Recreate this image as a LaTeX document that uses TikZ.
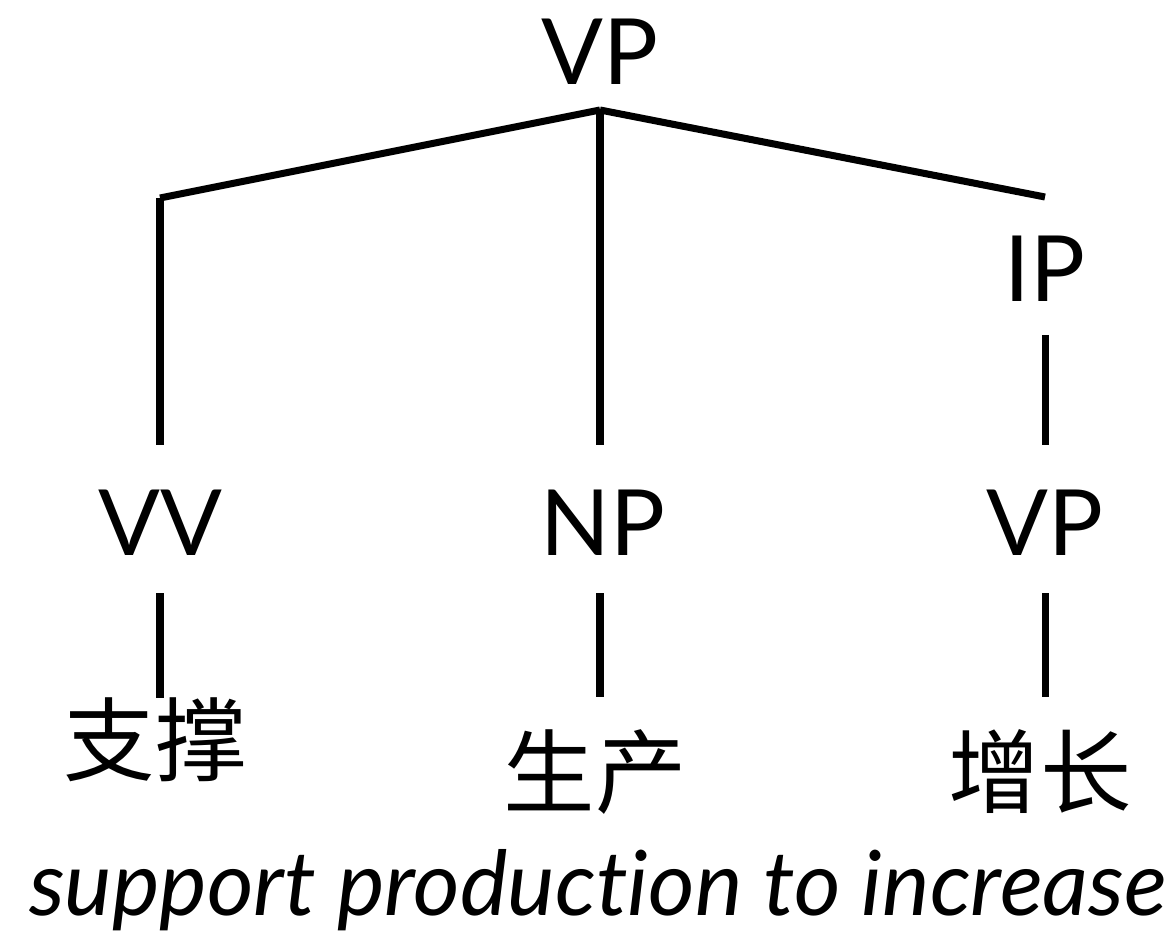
\documentclass[tikz,border=0pt]{standalone}
\usepackage{fontspec}
\setmainfont{Lato}[Ligatures=NoCommon]
\newfontfamily\cjk{Noto Sans CJK SC}
\begin{document}
\begin{tikzpicture}[x=0.01cm,y=-0.01cm,
  cat/.style={anchor=base,inner sep=0pt,font=\fontsize{26}{30}\selectfont},
  word/.style={inner sep=0pt,font=\cjk\fontsize{26}{30}\selectfont},
  gloss/.style={anchor=base,inner sep=0pt,font=\itshape\fontsize{25.5}{28}\selectfont},
  edge/.style={line width=2pt}]
  \useasboundingbox (0,0) rectangle (1170,952);
  % categories
  \node[cat] (VP) at (600,85) {VP};
  \node[cat] (IP) at (1045,302) {IP};
  \node[cat] (VV) at (160,555) {VV};
  \node[cat] (NP) at (603,555) {NP};
  \node[cat] (VPlow) at (1045,555) {VP};
  % words
  \node[word] (zhicheng) at (155,740) {支撑};
  \node[word] (shengchan) at (595,772) {生产};
  \node[word] (zengzhang) at (1040,772) {增长};
  \node[gloss] (gloss) at (598,915) {support production to increase};
  % branch ends
  \coordinate (top) at (600,110);
  \coordinate (Lc) at (160,198);
  \coordinate (Rc) at (1045,197);
  \coordinate (Lb) at (160,445);
  \coordinate (Mb) at (600,445);
  \coordinate (Ia) at (1045,335);
  \coordinate (Ib) at (1045,445);
  \coordinate (Va) at (160,593);
  \coordinate (Vb) at (160,698);
  \coordinate (Na) at (600,593);
  \coordinate (Nb) at (600,697);
  \coordinate (Pa) at (1045,593);
  \coordinate (Pb) at (1045,697);
  \draw[edge] (top) -- (Lc);
  \draw[edge] (Lc) -- (Lb);
  \draw[edge] (top) -- (Mb);
  \draw[edge] (top) -- (Rc);
  \draw[edge] (Ia) -- (Ib);
  \draw[edge] (Va) -- (Vb);
  \draw[edge] (Na) -- (Nb);
  \draw[edge] (Pa) -- (Pb);
\end{tikzpicture}
\end{document}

+++

**The request:** Return each line exactly as written. Any picture gets left out.

**Full solution:**
Recreate this image as a LaTeX document that uses TikZ.
\documentclass[tikz,border=0pt]{standalone}
\usepackage{fontspec}
\setmainfont{Lato}[Ligatures=NoCommon]
\newfontfamily\cjk{Noto Sans CJK SC}
\begin{document}
\begin{tikzpicture}[x=0.01cm,y=-0.01cm,
  cat/.style={anchor=base,inner sep=0pt,font=\fontsize{26}{30}\selectfont},
  word/.style={inner sep=0pt,font=\cjk\fontsize{26}{30}\selectfont},
  gloss/.style={anchor=base,inner sep=0pt,font=\itshape\fontsize{25.5}{28}\selectfont},
  edge/.style={line width=2pt}]
  \useasboundingbox (0,0) rectangle (1170,952);
  % categories
  \node[cat] (VP) at (600,85) {VP};
  \node[cat] (IP) at (1045,302) {IP};
  \node[cat] (VV) at (160,555) {VV};
  \node[cat] (NP) at (603,555) {NP};
  \node[cat] (VPlow) at (1045,555) {VP};
  % words
  \node[word] (zhicheng) at (155,740) {支撑};
  \node[word] (shengchan) at (595,772) {生产};
  \node[word] (zengzhang) at (1040,772) {增长};
  \node[gloss] (gloss) at (598,915) {support production to increase};
  % branch ends
  \coordinate (top) at (600,110);
  \coordinate (Lc) at (160,198);
  \coordinate (Rc) at (1045,197);
  \coordinate (Lb) at (160,445);
  \coordinate (Mb) at (600,445);
  \coordinate (Ia) at (1045,335);
  \coordinate (Ib) at (1045,445);
  \coordinate (Va) at (160,593);
  \coordinate (Vb) at (160,698);
  \coordinate (Na) at (600,593);
  \coordinate (Nb) at (600,697);
  \coordinate (Pa) at (1045,593);
  \coordinate (Pb) at (1045,697);
  \draw[edge] (top) -- (Lc);
  \draw[edge] (Lc) -- (Lb);
  \draw[edge] (top) -- (Mb);
  \draw[edge] (top) -- (Rc);
  \draw[edge] (Ia) -- (Ib);
  \draw[edge] (Va) -- (Vb);
  \draw[edge] (Na) -- (Nb);
  \draw[edge] (Pa) -- (Pb);
\end{tikzpicture}
\end{document}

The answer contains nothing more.